Berguru atau mencari sahabat orang bodoh yang tidak menuruti hawa nafsunya,
lebih baik dari pada berguru pada orang 'alim yang merelakan dirinya
untuk mengikuti hawa nafsunya,
lalu ilmu macam apa yang ada pada Ulama ( cendekiawan) yang menuruti hawa nafsunya?... dan disebut kebodohan yang mana,
jika orang bodoh itu tidak menuruti hawa nafsunya?....
Etika berguru atau bersahabat dengan seseorang mestinya harus selektif
agar berpengaruh positif pada keseharian kita.
Banyak orang pandai, alim, intelektual,
tetapi sepanjang kepentingan kepentingan dirinya lebih menonjol,
sama sekali tidak patut untuk diikuti,
tidak peduli apakah ustadz,kyai, cendekiawan muslim, ataukah seorang syeikh,
manakala ia masih menuruti kepentingan nafsunya,
sangat tidak layak untuk diikuti jejaknya.

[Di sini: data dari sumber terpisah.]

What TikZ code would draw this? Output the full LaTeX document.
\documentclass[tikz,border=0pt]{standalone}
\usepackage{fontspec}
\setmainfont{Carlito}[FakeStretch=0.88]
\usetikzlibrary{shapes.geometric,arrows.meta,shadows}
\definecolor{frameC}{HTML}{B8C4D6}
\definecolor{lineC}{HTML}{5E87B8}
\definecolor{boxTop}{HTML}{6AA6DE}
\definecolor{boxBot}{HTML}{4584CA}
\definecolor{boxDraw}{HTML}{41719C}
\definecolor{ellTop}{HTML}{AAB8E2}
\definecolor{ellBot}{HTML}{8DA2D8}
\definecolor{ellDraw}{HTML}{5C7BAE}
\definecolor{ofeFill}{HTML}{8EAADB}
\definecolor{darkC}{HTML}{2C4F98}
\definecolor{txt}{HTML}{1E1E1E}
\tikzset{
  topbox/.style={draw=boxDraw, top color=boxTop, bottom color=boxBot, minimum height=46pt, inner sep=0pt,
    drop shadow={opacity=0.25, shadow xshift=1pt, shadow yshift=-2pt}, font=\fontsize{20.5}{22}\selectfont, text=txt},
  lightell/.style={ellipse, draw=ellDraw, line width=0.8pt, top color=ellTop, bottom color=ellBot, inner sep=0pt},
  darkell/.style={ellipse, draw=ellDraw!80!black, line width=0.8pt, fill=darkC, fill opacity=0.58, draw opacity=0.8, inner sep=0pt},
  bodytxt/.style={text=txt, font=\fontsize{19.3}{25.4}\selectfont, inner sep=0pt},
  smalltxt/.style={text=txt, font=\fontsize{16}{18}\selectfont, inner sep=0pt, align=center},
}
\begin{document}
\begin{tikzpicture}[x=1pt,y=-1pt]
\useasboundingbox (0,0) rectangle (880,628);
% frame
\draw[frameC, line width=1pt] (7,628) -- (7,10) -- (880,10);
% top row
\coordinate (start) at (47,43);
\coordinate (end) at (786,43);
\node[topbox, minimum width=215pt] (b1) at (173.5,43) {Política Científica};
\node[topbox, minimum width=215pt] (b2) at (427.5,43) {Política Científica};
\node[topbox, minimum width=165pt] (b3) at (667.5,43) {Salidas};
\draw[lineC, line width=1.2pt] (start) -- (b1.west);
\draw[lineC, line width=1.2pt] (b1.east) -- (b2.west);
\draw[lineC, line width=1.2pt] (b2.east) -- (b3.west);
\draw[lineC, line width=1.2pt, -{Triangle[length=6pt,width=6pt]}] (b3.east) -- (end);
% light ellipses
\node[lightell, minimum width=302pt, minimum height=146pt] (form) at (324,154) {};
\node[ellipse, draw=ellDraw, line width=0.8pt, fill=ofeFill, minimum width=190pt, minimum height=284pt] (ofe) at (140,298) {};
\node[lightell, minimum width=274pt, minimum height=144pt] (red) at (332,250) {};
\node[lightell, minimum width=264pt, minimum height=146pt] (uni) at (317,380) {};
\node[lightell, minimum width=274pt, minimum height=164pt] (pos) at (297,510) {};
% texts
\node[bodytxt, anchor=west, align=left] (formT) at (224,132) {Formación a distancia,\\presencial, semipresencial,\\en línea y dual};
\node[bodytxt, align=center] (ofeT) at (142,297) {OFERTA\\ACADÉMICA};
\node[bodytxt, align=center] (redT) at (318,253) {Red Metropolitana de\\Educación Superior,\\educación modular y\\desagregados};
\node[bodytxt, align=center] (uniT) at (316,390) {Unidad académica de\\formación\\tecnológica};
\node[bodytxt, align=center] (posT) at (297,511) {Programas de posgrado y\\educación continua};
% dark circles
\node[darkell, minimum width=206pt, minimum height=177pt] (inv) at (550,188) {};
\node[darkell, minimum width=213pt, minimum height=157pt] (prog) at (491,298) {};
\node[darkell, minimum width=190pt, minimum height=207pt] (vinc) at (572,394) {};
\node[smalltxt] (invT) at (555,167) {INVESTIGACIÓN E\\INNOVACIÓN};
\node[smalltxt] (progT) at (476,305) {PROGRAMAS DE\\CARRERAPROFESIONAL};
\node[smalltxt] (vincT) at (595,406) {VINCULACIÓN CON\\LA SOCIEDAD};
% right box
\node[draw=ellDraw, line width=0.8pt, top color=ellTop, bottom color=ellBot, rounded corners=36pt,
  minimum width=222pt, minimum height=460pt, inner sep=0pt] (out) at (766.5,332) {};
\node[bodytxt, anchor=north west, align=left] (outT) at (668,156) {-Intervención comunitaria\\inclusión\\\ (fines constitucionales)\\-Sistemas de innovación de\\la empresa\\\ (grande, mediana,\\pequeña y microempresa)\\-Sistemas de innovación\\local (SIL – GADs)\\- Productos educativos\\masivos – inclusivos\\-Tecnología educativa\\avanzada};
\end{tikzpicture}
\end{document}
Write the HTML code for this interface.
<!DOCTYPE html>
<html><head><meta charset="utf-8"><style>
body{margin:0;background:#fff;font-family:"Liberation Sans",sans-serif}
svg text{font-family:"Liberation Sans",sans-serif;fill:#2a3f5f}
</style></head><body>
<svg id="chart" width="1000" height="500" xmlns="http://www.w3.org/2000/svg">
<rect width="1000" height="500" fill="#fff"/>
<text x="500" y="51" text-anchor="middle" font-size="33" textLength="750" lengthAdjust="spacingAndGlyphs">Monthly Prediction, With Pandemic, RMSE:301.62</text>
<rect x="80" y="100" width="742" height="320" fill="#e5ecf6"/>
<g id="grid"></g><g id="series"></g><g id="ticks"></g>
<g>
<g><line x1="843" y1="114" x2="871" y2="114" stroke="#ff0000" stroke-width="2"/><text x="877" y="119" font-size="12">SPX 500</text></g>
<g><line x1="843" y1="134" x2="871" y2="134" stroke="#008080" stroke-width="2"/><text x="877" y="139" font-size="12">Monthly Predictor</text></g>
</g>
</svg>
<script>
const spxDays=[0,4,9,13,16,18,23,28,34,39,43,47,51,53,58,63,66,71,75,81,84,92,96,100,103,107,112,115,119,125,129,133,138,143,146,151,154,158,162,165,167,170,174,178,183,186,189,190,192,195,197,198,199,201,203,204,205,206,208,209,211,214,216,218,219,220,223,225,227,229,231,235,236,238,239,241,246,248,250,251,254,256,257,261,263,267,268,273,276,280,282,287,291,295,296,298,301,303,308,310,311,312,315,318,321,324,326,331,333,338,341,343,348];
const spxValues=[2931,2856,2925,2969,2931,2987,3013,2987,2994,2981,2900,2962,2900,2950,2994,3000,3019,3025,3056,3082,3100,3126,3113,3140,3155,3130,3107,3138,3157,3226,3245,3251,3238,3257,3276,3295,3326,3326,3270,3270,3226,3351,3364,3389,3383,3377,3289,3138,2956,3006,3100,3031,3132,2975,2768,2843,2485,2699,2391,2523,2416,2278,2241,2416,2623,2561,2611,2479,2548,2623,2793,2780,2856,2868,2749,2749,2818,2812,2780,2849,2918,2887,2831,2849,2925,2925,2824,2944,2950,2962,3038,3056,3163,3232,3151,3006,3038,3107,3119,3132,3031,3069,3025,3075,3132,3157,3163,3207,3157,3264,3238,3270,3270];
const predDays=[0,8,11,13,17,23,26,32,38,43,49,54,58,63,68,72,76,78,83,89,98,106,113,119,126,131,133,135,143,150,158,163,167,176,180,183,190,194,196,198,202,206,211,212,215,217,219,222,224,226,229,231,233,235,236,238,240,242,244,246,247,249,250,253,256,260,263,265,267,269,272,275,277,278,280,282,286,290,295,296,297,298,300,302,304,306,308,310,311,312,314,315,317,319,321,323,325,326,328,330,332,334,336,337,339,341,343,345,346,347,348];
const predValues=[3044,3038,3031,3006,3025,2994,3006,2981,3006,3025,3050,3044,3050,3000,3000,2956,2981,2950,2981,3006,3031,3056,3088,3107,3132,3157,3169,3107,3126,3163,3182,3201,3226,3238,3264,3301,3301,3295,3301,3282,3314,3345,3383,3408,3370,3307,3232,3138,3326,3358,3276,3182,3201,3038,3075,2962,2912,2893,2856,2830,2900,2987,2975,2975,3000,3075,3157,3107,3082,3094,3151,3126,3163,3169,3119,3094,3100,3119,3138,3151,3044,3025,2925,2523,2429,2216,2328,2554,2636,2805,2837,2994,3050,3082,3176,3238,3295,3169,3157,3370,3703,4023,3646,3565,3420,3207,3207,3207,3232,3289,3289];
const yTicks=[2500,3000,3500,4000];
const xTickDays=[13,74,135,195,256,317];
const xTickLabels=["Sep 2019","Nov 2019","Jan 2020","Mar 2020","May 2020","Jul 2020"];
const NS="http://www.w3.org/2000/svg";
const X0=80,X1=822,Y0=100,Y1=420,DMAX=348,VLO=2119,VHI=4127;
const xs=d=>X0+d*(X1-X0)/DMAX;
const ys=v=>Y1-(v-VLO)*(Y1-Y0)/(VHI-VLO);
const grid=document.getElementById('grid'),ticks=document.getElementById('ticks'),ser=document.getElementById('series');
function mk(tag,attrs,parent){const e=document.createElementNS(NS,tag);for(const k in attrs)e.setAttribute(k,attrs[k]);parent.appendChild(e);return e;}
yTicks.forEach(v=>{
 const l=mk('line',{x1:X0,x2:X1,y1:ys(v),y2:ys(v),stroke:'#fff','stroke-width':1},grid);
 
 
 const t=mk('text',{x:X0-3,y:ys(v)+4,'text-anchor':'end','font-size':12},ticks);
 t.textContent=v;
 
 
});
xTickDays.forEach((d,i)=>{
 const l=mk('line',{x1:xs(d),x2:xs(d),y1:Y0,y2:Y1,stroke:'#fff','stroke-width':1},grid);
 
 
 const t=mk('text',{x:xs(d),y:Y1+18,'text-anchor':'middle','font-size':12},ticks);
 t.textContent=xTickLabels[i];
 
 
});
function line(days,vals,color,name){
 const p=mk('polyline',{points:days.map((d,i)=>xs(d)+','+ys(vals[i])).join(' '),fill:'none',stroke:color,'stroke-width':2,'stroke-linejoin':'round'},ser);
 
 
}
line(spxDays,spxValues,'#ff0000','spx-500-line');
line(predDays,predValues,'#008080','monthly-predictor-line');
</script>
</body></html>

Kepentingan nafsu itu seringkali justru dijadikan umpan syaitan
untuk berselingkuh dengan ilmu pengetahuan, kebenaran,agama dan hal hal yang suci.

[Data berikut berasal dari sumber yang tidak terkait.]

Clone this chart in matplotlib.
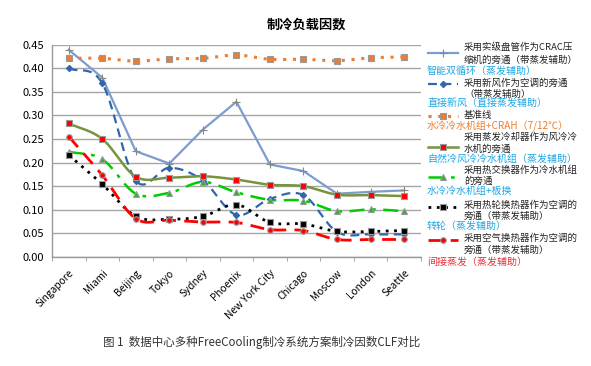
import numpy as np
import matplotlib
matplotlib.use("Agg")
import matplotlib.pyplot as plt

plt.rcParams['font.family'] = ['Noto Sans CJK SC', 'DejaVu Sans']

cities = ["Singapore", "Miami", "Beijing", "Tokyo", "Sydney", "Phoenix",
          "New York City", "Chicago", "Moscow", "London", "Seattle"]

crac = [0.439, 0.380, 0.224, 0.198, 0.270, 0.329, 0.196, 0.182, 0.134, 0.138, 0.141]
fresh_air = [0.400, 0.368, 0.162, 0.189, 0.162, 0.089, 0.123, 0.131, 0.053, 0.048, 0.048]
baseline = [0.421, 0.421, 0.415, 0.420, 0.421, 0.428, 0.419, 0.419, 0.416, 0.422, 0.424]
evap_cooler = [0.283, 0.250, 0.170, 0.168, 0.171, 0.164, 0.153, 0.150, 0.132, 0.131, 0.129]
heat_exch = [0.223, 0.207, 0.134, 0.136, 0.159, 0.137, 0.121, 0.119, 0.097, 0.101, 0.097]
heat_wheel = [0.216, 0.154, 0.086, 0.080, 0.086, 0.111, 0.073, 0.070, 0.054, 0.054, 0.056]
air_exch = [0.255, 0.173, 0.081, 0.078, 0.074, 0.073, 0.058, 0.056, 0.037, 0.037, 0.037]

legend_text = [
    ["采用实级盘管作为CRAC压", "缩机的旁通（带蒸发辅助）"],
    ["采用新风作为空调的旁通", "（带蒸发辅助）"],
    ["基准线"],
    ["采用蒸发冷却器作为风冷冷", "水机的旁通"],
    ["采用热交换器作为冷水机组", "的旁通"],
    ["采用热轮换热器作为空调的", "旁通（带蒸发辅助）"],
    ["采用空气换热器作为空调的", "旁通（带蒸发辅助）"],
]
scheme_names = [
    "智能双循环（蒸发辅助）",
    "直接新风（直接蒸发辅助）",
    "水冷冷水机组+CRAH（7/12℃）",
    "自然冷风冷冷水机组（蒸发辅助）",
    "水冷冷水机组+板换",
    "转轮（蒸发辅助）",
    "间接蒸发（蒸发辅助）",
]


def smooth(y, n=24):
    # Excel-style smoothed line (Catmull-Rom through the points)
    y = np.asarray(y, float)
    x = np.arange(len(y), dtype=float)
    px = np.concatenate([[2 * x[0] - x[1]], x, [2 * x[-1] - x[-2]]])
    py = np.concatenate([[2 * y[0] - y[1]], y, [2 * y[-1] - y[-2]]])
    xs, ys = [], []
    t = np.linspace(0, 1, n, endpoint=False)
    for i in range(1, len(px) - 2):
        for arr, out in ((px, xs), (py, ys)):
            p0, p1, p2, p3 = arr[i - 1], arr[i], arr[i + 1], arr[i + 2]
            out.extend(0.5 * (2 * p1 + (-p0 + p2) * t
                              + (2 * p0 - 5 * p1 + 4 * p2 - p3) * t ** 2
                              + (-p0 + 3 * p1 - 3 * p2 + p3) * t ** 3))
    xs.append(x[-1]); ys.append(y[-1])
    return np.array(xs), np.array(ys)


styles = [
    # data, color, linestyle, lw, marker, size, mfc, mec, smooth
    (crac, "#7B9BD1", "-", 1.6, "+", 6, "#888888", "#888888", False),
    (fresh_air, "#2F66AC", (0, (4, 2.5)), 1.6, "D", 3.2, "#2F66AC", "#2F66AC", True),
    (baseline, "#ED7D31", (0, (1, 2.2)), 2.2, "s", 4, "#ED7D31", "#999999", True),
    (evap_cooler, "#77933C", "-", 1.8, "s", 4, "#FF0000", "#999999", True),
    (heat_exch, "#00CC00", (0, (6, 3, 1.5, 3)), 1.8, "^", 4, "#2CB52C", "#999999", True),
    (heat_wheel, "#000000", (0, (1, 2)), 2.0, "s", 4, "#000000", "#999999", True),
    (air_exch, "#FF0000", (0, (5, 3)), 2.0, "o", 4, "#FF0000", "#999999", True),
]
label_colors = ["#1EA6E2", "#1EA6E2", "#F07E2E", "#1EA6E2", "#1EA6E2", "#1EA6E2", "#E2313C"]

fig = plt.figure(figsize=(5.91, 3.66), dpi=100)
ax = fig.add_axes([0.088, 0.298, 0.624, 0.58])

x = np.arange(len(cities))
for data, c, ls, lw, mk, ms, mfc, mec, sm in styles:
    if sm:
        sx, sy = smooth(data)
    else:
        sx, sy = x, np.asarray(data)
    ax.plot(sx, sy, color=c, linestyle=ls, linewidth=lw, zorder=3)
    ax.plot(x, data, linestyle="none", marker=mk, markersize=ms,
            markerfacecolor=mfc, markeredgecolor=mec, markeredgewidth=0.8, zorder=4)

ax.set_xlim(-0.5, len(cities) - 0.5)
ax.set_ylim(0, 0.45)
ax.set_yticks(np.arange(0, 0.451, 0.05))
ax.set_yticklabels([f"{v:.2f}" for v in np.arange(0, 0.451, 0.05)], fontsize=8)
ax.yaxis.grid(True, color="#A6A6A6", linewidth=1)
ax.set_axisbelow(True)
ax.set_xticks(x)
ax.set_xticklabels(cities, rotation=45, ha="right", rotation_mode="anchor", fontsize=7.3)
ax.set_xticks(np.arange(-0.5, len(cities), 1), minor=True)
ax.tick_params(axis="x", which="major", length=0, pad=8)
ax.tick_params(axis="x", which="minor", length=3, color="#999999")
ax.tick_params(axis="y", length=0, pad=6)
for s in ["top", "right"]:
    ax.spines[s].set_visible(False)
for s in ["left", "bottom"]:
    ax.spines[s].set_color("#999999")
    ax.spines[s].set_linewidth(1)

fig.text(0.518, 0.932, "制冷负载因数", ha="center", va="center", fontsize=9.5, fontweight="bold")
fig.text(0.443, 0.063, "图 1  数据中心多种FreeCooling制冷系统方案制冷因数CLF对比",
         ha="center", va="center", fontsize=8.3, color="#333333")

# legend drawn in pixel coordinates
lg = fig.add_axes([0, 0, 1, 1])
lg.set_xlim(0, 591)
lg.set_ylim(366, 0)
lg.axis("off")
sample_y = [53, 83.5, 115.5, 146.5, 176.5, 206.5, 240]
text_y = [[47, 60], [83.5, 94], [115.5], [137.5, 149], [170, 181.5], [205, 216], [238.5, 250]]
label_y = [71, 103.5, 126, 158.5, 191, 226, 262]
for i, (data, c, ls, lw, mk, ms, mfc, mec, sm) in enumerate(styles):
    lg.plot([428, 458], [sample_y[i]] * 2, color=c, linestyle=ls, linewidth=lw)
    lg.plot([443], [sample_y[i]], marker=mk, markersize=ms,
            markerfacecolor=mfc, markeredgecolor=mec, markeredgewidth=0.8)
    for line, ty in zip(legend_text[i], text_y[i]):
        lg.text(464, ty, line, fontsize=6.8, va="center", ha="left", color="#222222")
    lg.text(427, label_y[i], scheme_names[i], fontsize=7.2, va="center", ha="left",
            color=label_colors[i])

fig.savefig("out.png", dpi=100)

Artinya mereka yang berselimut kesucian, keulamaan, kecendekiawanan
jika masih menuruti hawa nafsunya seperti popularitas, riya', takjub diri,
ingin dipuji, takabur, egois berarti ia tetap seorang yang bodoh.

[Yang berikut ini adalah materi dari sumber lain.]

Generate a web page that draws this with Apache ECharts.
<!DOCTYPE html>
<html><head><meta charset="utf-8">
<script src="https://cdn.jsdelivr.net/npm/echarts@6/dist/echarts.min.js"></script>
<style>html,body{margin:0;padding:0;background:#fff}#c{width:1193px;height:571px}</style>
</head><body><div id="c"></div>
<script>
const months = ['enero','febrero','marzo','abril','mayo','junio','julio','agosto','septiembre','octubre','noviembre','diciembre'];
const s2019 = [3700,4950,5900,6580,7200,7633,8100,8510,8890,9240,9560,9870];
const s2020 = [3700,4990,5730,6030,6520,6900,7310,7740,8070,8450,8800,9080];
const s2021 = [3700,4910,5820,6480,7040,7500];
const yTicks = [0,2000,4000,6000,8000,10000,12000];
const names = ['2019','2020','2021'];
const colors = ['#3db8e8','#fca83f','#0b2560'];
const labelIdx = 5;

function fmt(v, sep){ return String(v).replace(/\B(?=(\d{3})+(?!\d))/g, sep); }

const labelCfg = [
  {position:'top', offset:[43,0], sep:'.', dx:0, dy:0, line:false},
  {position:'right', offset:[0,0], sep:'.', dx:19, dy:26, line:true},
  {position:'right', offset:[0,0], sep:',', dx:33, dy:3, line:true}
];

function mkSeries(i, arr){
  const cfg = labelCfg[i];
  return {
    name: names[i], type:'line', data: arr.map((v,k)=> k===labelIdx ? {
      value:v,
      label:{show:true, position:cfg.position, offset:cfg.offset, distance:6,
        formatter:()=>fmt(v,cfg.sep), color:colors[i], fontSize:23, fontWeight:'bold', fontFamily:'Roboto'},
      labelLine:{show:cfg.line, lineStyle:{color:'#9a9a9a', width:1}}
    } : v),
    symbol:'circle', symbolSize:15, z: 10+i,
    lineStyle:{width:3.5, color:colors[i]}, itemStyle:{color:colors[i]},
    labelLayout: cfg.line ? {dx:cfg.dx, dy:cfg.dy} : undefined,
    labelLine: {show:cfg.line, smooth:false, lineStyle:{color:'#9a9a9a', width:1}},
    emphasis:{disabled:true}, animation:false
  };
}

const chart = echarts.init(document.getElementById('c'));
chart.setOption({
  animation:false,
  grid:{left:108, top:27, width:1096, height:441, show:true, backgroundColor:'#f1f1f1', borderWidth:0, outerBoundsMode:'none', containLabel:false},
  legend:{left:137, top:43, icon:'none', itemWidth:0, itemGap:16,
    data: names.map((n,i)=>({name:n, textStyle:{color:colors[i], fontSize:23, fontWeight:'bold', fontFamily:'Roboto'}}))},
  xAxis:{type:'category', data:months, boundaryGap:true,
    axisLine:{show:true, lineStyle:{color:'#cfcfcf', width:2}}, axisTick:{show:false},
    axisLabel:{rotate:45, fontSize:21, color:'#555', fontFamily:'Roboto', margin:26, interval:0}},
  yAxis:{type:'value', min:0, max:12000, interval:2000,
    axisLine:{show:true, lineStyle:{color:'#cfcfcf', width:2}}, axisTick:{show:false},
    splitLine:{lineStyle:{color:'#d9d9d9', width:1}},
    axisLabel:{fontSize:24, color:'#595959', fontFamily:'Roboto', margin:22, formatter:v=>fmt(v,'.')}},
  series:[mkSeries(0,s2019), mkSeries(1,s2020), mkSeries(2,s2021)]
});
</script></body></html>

Sebaliknya sama sekali tidak bisa disebut orang bodoh,
jika seseorang mampu mengekang hawa nafsunya, kepentingan dirinya,
egoismenya, iri dengkinya, walaupun ia tampak seperti orang bodoh,
tapi hakekatnya ia adalah orang pandai.
karena betapapun hebat ilmu seseorang,
sepanjang ia masih senang dengan hawa nafsunya,
ia tidak akan pernah bisa menyelamatkan dunia hingga akhirat.